Economic freedom is defined in terms of the fundamental principles of protection of private property, voluntary exchange, freedom to choose and to compete. Policies collectively defined within these parameters would launch this country on a trajectory of high economic growth, overall prosperity, and happiness.
 
This is exactly what happened in the People’s Republic of China. Starting at Shenzhen in Guangdong province with the liberation of the agricultural sector from the clutches of the state, from 1972 onwards, Deng Xiaoping, at the helm of the Communist state, implemented the most radical free market experiment (historically unprecedented) in areas designated as special economic zones. In other words, free trade/market zones.
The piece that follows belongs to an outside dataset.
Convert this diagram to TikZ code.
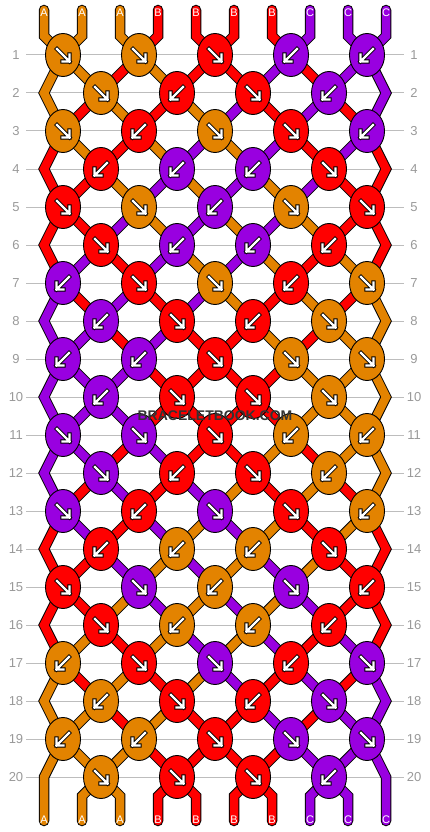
\documentclass[tikz,border=0pt]{standalone}
\usepackage{fontspec}
\setmainfont{Liberation Sans}
\usetikzlibrary{shapes.geometric}
\definecolor{cA}{HTML}{E38300}
\definecolor{cB}{HTML}{FF0000}
\definecolor{cC}{HTML}{9900E0}
\definecolor{gridgray}{HTML}{BDBDBD}
\definecolor{numgray}{HTML}{999999}
\definecolor{markgray}{HTML}{333333}
\pgfdeclarelayer{gridlayer}
\pgfdeclarelayer{stringlayer}
\pgfsetlayers{gridlayer,stringlayer,main}
\tikzset{
  knot/.style={ellipse, draw=black, line width=0.9pt, minimum width=35pt, minimum height=43pt, inner sep=0pt, outer sep=0pt},
  strout/.style={draw=black, line width=10.5pt, line cap=round, line join=miter},
  strin/.style={line width=8.5pt, line cap=round, line join=miter},
  rowline/.style={draw=gridgray, line width=1pt},
  rownum/.style={text=numgray, font=\fontsize{13}{13}\selectfont, inner sep=0pt},
  endlabel/.style={text=white, font=\fontsize{11}{11}\selectfont, inner sep=0pt},
  arrout/.style={draw=black, line width=4.2pt, line cap=rect, line join=miter},
  arrin/.style={draw=white, line width=2.2pt, line cap=rect, line join=miter},
  wmark/.style={font=\bfseries\fontsize{14}{14}\selectfont, inner sep=0pt},
}
\begin{document}
\begin{tikzpicture}[x=1pt,y=-1pt]
\useasboundingbox (0,0) rectangle (430,832);

% row guide lines and numbers
\begin{pgfonlayer}{gridlayer}
\foreach \r in {1,...,20} {
  \pgfmathsetmacro\yy{55+38*(\r-1)}
  \draw[rowline] (26,\yy) -- (404,\yy);
  \node[rownum] (nl-\r) at (16,\yy) {\r};
  \node[rownum] (nr-\r) at (414,\yy) {\r};
}
\end{pgfonlayer}

% end points of the strings
\foreach \p in {0,...,9} {
  \pgfmathsetmacro\xx{44+38*\p}
  \coordinate (T-\p) at (\xx,10);
  \coordinate (P-0-\p) at (\xx,36);
  \coordinate (P-21-\p) at (\xx,796);
  \coordinate (Bt-\p) at (\xx,821);
}

% knots
\foreach \r/\ks in {
  1/{A/r,A/r,B/r,C/l,C/l},
  2/{A/r,B/l,B/r,C/l},
  3/{A/r,B/l,A/r,B/r,C/l},
  4/{B/l,C/l,C/l,B/r},
  5/{B/r,A/r,C/l,A/r,B/r},
  6/{B/r,C/l,C/l,B/l},
  7/{C/l,B/r,A/r,B/l,A/r},
  8/{C/l,B/r,B/l,A/r},
  9/{C/l,C/l,B/r,A/r,A/r},
  10/{C/l,B/r,B/r,A/r},
  11/{C/r,C/r,B/r,A/l,A/l},
  12/{C/r,B/l,B/r,A/l},
  13/{C/r,B/l,C/r,B/r,A/l},
  14/{B/l,A/l,A/l,B/r},
  15/{B/r,C/r,A/l,C/r,B/l},
  16/{B/r,A/l,A/l,B/l},
  17/{A/l,B/r,C/r,B/l,C/r},
  18/{A/l,B/r,B/l,C/r},
  19/{A/l,A/l,B/r,C/r,C/r},
  20/{A/r,B/r,B/r,C/l}} {
  \pgfmathsetmacro\yy{55+38*(\r-1)}
  \foreach \c/\d [count=\k from 0] in \ks {
    \ifodd\r
      \pgfmathsetmacro\xx{63+76*\k}
    \else
      \pgfmathsetmacro\xx{101+76*\k}
    \fi
    \node[knot, fill=c\c] (K-\r-\k) at (\xx,\yy) {};
    \begin{scope}[shift={(K-\r-\k.center)}]
      \if r\d
        \draw[arrout] (-6,-6) -- (6.5,6.5) (-0.5,6.5) -- (6.5,6.5) -- (6.5,-0.5);
        \draw[arrin] (-6,-6) -- (6.5,6.5) (-0.5,6.5) -- (6.5,6.5) -- (6.5,-0.5);
      \else
        \draw[arrout] (6,-6) -- (-6.5,6.5) (0.5,6.5) -- (-6.5,6.5) -- (-6.5,-0.5);
        \draw[arrin] (6,-6) -- (-6.5,6.5) (0.5,6.5) -- (-6.5,6.5) -- (-6.5,-0.5);
      \fi
    \end{scope}
  }
}

% string points at every row
\foreach \r in {1,...,20} {
  \pgfmathsetmacro\yy{55+38*(\r-1)}
  \foreach \p in {0,...,9} {
    \ifodd\r
      \pgfmathtruncatemacro\kk{div(\p,2)}
      \coordinate (P-\r-\p) at (K-\r-\kk.center);
    \else
      \ifnum\p=0
        \coordinate (P-\r-\p) at (44,\yy);
      \else
        \ifnum\p=9
          \coordinate (P-\r-\p) at (386,\yy);
        \else
          \pgfmathtruncatemacro\kk{div(\p-1,2)}
          \coordinate (P-\r-\p) at (K-\r-\kk.center);
        \fi
      \fi
    \fi
  }
}

\begin{pgfonlayer}{stringlayer}
% black outlines
\foreach \p in {0,...,9} {
  \draw[strout] (T-\p) \foreach \r in {0,...,21} { -- (P-\r-\p) } -- (Bt-\p);
}
% coloured strings, by the colour at each position after each row
\foreach \r/\cols in {
  0/{A,A,A,B,B,B,B,C,C,C},
  1/{A,A,B,A,B,B,C,B,C,C},
  2/{A,B,A,B,A,C,B,C,B,C},
  3/{B,A,B,A,C,A,C,B,C,B},
  4/{B,B,A,C,A,C,A,C,B,B},
  5/{B,B,C,A,C,A,C,A,B,B},
  6/{B,C,B,C,A,C,A,B,A,B},
  7/{C,B,C,B,C,A,B,A,B,A},
  8/{C,C,B,C,B,B,A,B,A,A},
  9/{C,C,C,B,B,B,B,A,A,A},
  10/{C,C,C,B,B,B,B,A,A,A},
  11/{C,C,B,C,B,B,A,B,A,A},
  12/{C,B,C,B,C,A,B,A,B,A},
  13/{B,C,B,C,A,C,A,B,A,B},
  14/{B,B,C,A,C,A,C,A,B,B},
  15/{B,B,A,C,A,C,A,C,B,B},
  16/{B,A,B,A,C,A,C,B,C,B},
  17/{A,B,A,B,A,C,B,C,B,C},
  18/{A,A,B,A,B,B,C,B,C,C},
  19/{A,A,A,B,B,B,B,C,C,C},
  20/{A,A,A,B,B,B,B,C,C,C}} {
  \pgfmathtruncatemacro\rA{\r+1}
  \pgfmathtruncatemacro\rB{\r+2}
  \foreach \c [count=\p from 0] in \cols {
    \pgfmathtruncatemacro\edge{(\p==0)||(\p==9)}
    \ifnum\r=0
      \draw[strin, draw=c\c] (T-\p) -- (P-0-\p) -- (P-1-\p);
    \else
      \ifnum\r=20
        \ifnum\edge=0
          \draw[strin, draw=c\c] (P-20-\p) -- (P-21-\p) -- (Bt-\p);
        \fi
      \else
        \ifnum\edge=1
          \ifodd\r
            \ifnum\r=19
              \draw[strin, draw=c\c] (P-19-\p) -- (P-20-\p) -- (P-21-\p) -- (Bt-\p);
            \else
              \draw[strin, draw=c\c] (P-\r-\p) -- (P-\rA-\p) -- (P-\rB-\p);
            \fi
          \fi
        \else
          \draw[strin, draw=c\c] (P-\r-\p) -- (P-\rA-\p);
        \fi
      \fi
    \fi
  }
}
\end{pgfonlayer}

% string end labels
\foreach \c [count=\p from 0] in {A,A,A,B,B,B,B,C,C,C} {
  \node[endlabel] (lt-\p) at (T-\p) [yshift=-2.5pt] {\c};
  \node[endlabel] (lb-\p) at (Bt-\p) [yshift=1pt] {\c};
}

% watermark
\node[wmark, text=markgray] (wm) at (215,416) {BRACELETBOOK.COM};
\end{tikzpicture}
\end{document}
The result, according to the World Bank, has been, within decades, the self-upliftment of over 500 million Chinese from poverty.
 
Yet it remains a noteworthy paradox that the communist system of China is brutally politically repressive as a one-party state and that under the aegis of Xi Jinping at the helm, economic especially trade policies are being implemented on an aggressive mercantilist path.  However, the lesson to be extracted from the Chinese experiment in the Special Economic Zones is that economic freedom (which means free markets) delivers  
 
Yes, it is possible to reverse the damage and set South Africa on a high growth economic trajectory. For the lack of economic growth, the buck stops with the government, solely and exclusively. That cannot be emphasised enough. Scapegoating by blaming this country’s shortcomings on apartheid, colonialism, imperialism and the discredited nonsensical concept of white monopoly capital or some individual white industrialists, is calculated to deflect attention from those supposed leaders and their acolytes and rent-seekers who are wholly responsible for and cause the perpetuation of the mess.
 
In a nutshell – government just get the damn off the backs of the employment and wealth creators, namely the private sector.